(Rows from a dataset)
= = = =
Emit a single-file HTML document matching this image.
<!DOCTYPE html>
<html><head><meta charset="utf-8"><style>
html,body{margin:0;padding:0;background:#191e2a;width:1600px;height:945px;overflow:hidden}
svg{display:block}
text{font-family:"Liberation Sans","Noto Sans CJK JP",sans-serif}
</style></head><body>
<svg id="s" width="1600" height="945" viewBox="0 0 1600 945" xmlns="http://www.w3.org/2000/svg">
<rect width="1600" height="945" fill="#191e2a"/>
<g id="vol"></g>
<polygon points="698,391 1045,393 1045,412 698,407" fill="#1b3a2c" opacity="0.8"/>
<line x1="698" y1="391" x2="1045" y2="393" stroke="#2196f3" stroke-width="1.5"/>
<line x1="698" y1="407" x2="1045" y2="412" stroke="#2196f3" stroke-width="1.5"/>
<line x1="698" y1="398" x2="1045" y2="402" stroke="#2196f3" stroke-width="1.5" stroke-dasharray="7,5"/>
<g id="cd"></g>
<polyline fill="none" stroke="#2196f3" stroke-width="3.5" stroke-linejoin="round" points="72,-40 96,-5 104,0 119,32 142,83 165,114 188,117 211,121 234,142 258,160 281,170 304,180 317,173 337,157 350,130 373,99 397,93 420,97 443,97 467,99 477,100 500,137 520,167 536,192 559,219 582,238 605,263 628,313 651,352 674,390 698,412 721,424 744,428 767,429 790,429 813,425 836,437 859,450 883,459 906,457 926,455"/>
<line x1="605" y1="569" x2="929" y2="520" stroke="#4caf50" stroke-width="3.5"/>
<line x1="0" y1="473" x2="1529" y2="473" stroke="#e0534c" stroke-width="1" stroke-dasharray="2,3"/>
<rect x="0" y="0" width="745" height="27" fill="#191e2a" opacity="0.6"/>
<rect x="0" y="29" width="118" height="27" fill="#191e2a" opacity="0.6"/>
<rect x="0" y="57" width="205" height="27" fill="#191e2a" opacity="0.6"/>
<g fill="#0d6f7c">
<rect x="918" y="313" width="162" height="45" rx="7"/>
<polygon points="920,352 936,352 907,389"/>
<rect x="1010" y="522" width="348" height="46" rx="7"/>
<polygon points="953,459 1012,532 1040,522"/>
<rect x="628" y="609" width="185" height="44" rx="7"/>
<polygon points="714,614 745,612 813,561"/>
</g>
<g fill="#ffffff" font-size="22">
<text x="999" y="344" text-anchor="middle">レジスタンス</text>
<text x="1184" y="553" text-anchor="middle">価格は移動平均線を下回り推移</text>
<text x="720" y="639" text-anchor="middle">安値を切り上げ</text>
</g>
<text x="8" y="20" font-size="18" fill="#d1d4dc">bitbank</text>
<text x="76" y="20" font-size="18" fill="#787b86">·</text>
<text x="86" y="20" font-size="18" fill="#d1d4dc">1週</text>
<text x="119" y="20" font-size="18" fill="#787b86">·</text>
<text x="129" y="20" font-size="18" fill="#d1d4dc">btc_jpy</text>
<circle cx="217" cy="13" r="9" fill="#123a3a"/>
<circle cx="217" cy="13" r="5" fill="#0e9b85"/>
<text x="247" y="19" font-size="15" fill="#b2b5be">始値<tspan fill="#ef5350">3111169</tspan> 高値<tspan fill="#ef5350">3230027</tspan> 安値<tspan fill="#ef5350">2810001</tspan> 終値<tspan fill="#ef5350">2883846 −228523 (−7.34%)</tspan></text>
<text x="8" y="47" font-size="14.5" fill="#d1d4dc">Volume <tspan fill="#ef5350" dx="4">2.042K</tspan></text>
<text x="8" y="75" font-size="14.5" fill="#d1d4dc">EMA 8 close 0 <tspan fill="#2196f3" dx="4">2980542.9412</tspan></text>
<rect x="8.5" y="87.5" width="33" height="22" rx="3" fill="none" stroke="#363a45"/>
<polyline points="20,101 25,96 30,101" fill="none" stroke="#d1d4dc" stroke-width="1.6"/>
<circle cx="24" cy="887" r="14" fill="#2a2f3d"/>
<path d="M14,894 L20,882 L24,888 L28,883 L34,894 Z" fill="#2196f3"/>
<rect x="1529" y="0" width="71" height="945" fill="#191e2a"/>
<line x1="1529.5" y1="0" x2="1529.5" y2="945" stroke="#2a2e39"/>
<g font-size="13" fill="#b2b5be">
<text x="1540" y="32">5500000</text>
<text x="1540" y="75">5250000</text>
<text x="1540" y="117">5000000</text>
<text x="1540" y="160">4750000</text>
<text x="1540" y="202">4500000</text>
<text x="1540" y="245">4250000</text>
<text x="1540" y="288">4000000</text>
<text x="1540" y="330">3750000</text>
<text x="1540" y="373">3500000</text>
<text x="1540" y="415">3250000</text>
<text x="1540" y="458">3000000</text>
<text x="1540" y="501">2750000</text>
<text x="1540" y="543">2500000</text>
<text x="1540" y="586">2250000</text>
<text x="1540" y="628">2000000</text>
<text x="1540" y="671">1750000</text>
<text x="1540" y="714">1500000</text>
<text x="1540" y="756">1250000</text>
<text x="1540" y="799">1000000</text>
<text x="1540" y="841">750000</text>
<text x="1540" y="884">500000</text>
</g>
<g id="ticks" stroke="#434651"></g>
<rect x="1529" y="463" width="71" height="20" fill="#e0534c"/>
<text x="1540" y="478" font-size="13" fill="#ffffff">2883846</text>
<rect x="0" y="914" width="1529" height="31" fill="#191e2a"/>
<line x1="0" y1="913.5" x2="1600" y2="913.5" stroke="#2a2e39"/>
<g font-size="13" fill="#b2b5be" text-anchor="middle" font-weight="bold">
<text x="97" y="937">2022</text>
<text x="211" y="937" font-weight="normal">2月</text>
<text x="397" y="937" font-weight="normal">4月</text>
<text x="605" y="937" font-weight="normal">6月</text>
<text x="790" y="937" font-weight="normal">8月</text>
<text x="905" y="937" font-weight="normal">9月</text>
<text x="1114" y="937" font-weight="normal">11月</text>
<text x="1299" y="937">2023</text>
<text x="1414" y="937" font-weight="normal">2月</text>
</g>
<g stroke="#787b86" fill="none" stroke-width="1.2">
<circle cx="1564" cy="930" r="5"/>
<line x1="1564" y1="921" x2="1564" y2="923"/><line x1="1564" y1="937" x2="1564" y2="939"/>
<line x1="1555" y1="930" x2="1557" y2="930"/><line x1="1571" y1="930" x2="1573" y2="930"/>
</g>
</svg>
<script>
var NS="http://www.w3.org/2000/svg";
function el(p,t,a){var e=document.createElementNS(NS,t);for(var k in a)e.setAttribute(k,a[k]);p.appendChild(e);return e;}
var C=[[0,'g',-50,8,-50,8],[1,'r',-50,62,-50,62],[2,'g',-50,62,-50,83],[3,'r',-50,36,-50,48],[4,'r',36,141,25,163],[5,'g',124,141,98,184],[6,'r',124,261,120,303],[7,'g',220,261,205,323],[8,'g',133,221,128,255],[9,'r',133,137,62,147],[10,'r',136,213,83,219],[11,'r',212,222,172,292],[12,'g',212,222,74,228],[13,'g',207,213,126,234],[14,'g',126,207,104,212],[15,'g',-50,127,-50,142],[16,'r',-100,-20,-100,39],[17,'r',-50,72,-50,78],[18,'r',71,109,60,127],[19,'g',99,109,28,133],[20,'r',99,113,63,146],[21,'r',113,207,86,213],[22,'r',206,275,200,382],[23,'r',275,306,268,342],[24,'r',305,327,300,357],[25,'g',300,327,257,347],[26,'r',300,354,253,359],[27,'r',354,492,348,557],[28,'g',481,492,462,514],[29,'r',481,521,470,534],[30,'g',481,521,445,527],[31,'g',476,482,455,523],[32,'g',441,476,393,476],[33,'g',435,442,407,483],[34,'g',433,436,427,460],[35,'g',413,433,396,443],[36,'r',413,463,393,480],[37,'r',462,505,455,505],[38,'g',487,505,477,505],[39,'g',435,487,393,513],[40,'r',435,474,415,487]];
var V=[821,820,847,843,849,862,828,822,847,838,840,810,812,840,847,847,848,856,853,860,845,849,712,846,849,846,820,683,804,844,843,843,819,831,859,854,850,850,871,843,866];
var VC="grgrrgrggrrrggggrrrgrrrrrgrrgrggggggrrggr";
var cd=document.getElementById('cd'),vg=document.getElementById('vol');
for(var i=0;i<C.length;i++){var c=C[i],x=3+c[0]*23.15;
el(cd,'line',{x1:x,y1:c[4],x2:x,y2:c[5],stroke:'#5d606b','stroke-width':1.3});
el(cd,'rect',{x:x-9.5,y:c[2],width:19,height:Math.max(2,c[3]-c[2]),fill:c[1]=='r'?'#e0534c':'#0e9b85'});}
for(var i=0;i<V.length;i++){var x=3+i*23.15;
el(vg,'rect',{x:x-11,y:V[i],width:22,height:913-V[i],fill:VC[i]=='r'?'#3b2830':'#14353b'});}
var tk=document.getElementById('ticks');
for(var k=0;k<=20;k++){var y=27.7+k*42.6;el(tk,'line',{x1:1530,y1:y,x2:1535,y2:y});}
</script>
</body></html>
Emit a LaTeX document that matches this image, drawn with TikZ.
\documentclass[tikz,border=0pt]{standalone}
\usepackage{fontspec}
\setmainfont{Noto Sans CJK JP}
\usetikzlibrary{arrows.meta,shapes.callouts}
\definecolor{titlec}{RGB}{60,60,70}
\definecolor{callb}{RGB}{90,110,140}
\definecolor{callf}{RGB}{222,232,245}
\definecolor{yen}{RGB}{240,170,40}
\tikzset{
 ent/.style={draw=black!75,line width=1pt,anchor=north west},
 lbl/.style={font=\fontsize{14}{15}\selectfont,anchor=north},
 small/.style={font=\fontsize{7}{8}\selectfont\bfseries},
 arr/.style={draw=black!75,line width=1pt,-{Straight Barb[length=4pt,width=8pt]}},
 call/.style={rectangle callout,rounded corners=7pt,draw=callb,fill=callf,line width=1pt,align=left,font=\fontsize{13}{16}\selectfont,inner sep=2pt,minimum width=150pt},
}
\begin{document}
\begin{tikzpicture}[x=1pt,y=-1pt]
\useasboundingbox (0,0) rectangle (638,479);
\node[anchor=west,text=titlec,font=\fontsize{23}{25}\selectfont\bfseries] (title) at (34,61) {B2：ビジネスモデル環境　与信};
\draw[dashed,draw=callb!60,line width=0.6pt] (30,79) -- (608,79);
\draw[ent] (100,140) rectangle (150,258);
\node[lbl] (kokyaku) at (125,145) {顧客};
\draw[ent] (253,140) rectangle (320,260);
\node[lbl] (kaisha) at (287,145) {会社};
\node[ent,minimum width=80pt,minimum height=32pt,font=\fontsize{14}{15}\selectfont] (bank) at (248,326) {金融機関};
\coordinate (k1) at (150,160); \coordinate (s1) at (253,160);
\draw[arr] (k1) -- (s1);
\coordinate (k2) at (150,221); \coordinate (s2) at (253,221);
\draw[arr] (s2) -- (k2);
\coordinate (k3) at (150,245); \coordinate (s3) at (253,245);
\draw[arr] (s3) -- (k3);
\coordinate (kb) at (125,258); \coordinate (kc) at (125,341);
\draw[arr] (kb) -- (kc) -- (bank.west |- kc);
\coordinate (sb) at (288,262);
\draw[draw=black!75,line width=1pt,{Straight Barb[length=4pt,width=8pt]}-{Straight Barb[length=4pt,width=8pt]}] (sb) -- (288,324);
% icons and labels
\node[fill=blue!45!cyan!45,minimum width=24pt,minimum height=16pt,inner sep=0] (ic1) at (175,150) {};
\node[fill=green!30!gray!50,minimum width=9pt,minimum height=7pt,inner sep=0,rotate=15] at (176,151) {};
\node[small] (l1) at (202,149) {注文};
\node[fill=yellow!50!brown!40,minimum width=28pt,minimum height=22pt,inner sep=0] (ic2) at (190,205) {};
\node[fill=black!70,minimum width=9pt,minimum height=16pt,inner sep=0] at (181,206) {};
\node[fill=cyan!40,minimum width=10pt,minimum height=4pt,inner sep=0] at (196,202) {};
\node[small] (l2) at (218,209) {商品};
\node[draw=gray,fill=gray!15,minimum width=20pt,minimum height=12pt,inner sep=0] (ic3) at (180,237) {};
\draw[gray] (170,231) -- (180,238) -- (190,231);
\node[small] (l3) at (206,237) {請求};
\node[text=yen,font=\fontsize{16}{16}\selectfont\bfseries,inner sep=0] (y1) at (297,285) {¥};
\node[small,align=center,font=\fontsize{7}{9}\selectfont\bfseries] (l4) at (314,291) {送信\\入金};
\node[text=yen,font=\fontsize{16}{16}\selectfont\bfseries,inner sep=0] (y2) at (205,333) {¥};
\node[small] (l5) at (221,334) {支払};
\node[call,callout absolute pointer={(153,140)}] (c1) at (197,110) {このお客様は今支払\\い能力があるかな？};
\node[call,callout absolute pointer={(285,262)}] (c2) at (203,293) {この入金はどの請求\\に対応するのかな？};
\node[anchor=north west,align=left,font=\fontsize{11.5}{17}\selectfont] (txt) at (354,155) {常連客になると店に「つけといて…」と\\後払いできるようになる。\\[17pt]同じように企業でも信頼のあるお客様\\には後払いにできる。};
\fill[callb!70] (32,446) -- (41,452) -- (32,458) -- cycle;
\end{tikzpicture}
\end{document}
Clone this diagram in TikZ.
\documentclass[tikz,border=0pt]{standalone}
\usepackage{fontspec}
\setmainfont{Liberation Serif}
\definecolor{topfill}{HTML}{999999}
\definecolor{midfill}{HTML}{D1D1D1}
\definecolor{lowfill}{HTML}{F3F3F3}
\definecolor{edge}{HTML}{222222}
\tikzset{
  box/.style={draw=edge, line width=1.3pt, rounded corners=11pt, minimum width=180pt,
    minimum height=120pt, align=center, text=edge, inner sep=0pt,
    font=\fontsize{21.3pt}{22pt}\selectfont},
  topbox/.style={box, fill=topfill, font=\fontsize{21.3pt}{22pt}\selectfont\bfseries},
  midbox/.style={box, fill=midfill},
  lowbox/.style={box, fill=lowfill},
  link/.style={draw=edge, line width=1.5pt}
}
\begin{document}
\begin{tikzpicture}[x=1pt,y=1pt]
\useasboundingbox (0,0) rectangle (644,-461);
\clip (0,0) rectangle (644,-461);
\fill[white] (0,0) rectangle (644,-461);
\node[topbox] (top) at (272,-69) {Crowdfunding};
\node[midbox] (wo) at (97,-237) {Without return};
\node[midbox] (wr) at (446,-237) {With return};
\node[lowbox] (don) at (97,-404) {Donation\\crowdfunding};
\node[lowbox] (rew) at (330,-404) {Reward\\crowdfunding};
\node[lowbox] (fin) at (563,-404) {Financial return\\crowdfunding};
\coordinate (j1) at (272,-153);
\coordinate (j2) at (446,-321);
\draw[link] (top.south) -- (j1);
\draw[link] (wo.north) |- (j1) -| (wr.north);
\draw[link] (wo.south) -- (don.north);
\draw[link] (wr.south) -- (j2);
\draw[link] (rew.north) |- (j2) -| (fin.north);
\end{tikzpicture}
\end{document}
= = = =
*SHORT EXERCISE:* Repeat exactly, and only, the lines of the records above, starting with the line that contains "Clone this diagram in TikZ." and ending with the final line, both included.

*RESPONSE TO THIS TASK:*
Clone this diagram in TikZ.
\documentclass[tikz,border=0pt]{standalone}
\usepackage{fontspec}
\setmainfont{Liberation Serif}
\definecolor{topfill}{HTML}{999999}
\definecolor{midfill}{HTML}{D1D1D1}
\definecolor{lowfill}{HTML}{F3F3F3}
\definecolor{edge}{HTML}{222222}
\tikzset{
  box/.style={draw=edge, line width=1.3pt, rounded corners=11pt, minimum width=180pt,
    minimum height=120pt, align=center, text=edge, inner sep=0pt,
    font=\fontsize{21.3pt}{22pt}\selectfont},
  topbox/.style={box, fill=topfill, font=\fontsize{21.3pt}{22pt}\selectfont\bfseries},
  midbox/.style={box, fill=midfill},
  lowbox/.style={box, fill=lowfill},
  link/.style={draw=edge, line width=1.5pt}
}
\begin{document}
\begin{tikzpicture}[x=1pt,y=1pt]
\useasboundingbox (0,0) rectangle (644,-461);
\clip (0,0) rectangle (644,-461);
\fill[white] (0,0) rectangle (644,-461);
\node[topbox] (top) at (272,-69) {Crowdfunding};
\node[midbox] (wo) at (97,-237) {Without return};
\node[midbox] (wr) at (446,-237) {With return};
\node[lowbox] (don) at (97,-404) {Donation\\crowdfunding};
\node[lowbox] (rew) at (330,-404) {Reward\\crowdfunding};
\node[lowbox] (fin) at (563,-404) {Financial return\\crowdfunding};
\coordinate (j1) at (272,-153);
\coordinate (j2) at (446,-321);
\draw[link] (top.south) -- (j1);
\draw[link] (wo.north) |- (j1) -| (wr.north);
\draw[link] (wo.south) -- (don.north);
\draw[link] (wr.south) -- (j2);
\draw[link] (rew.north) |- (j2) -| (fin.north);
\end{tikzpicture}
\end{document}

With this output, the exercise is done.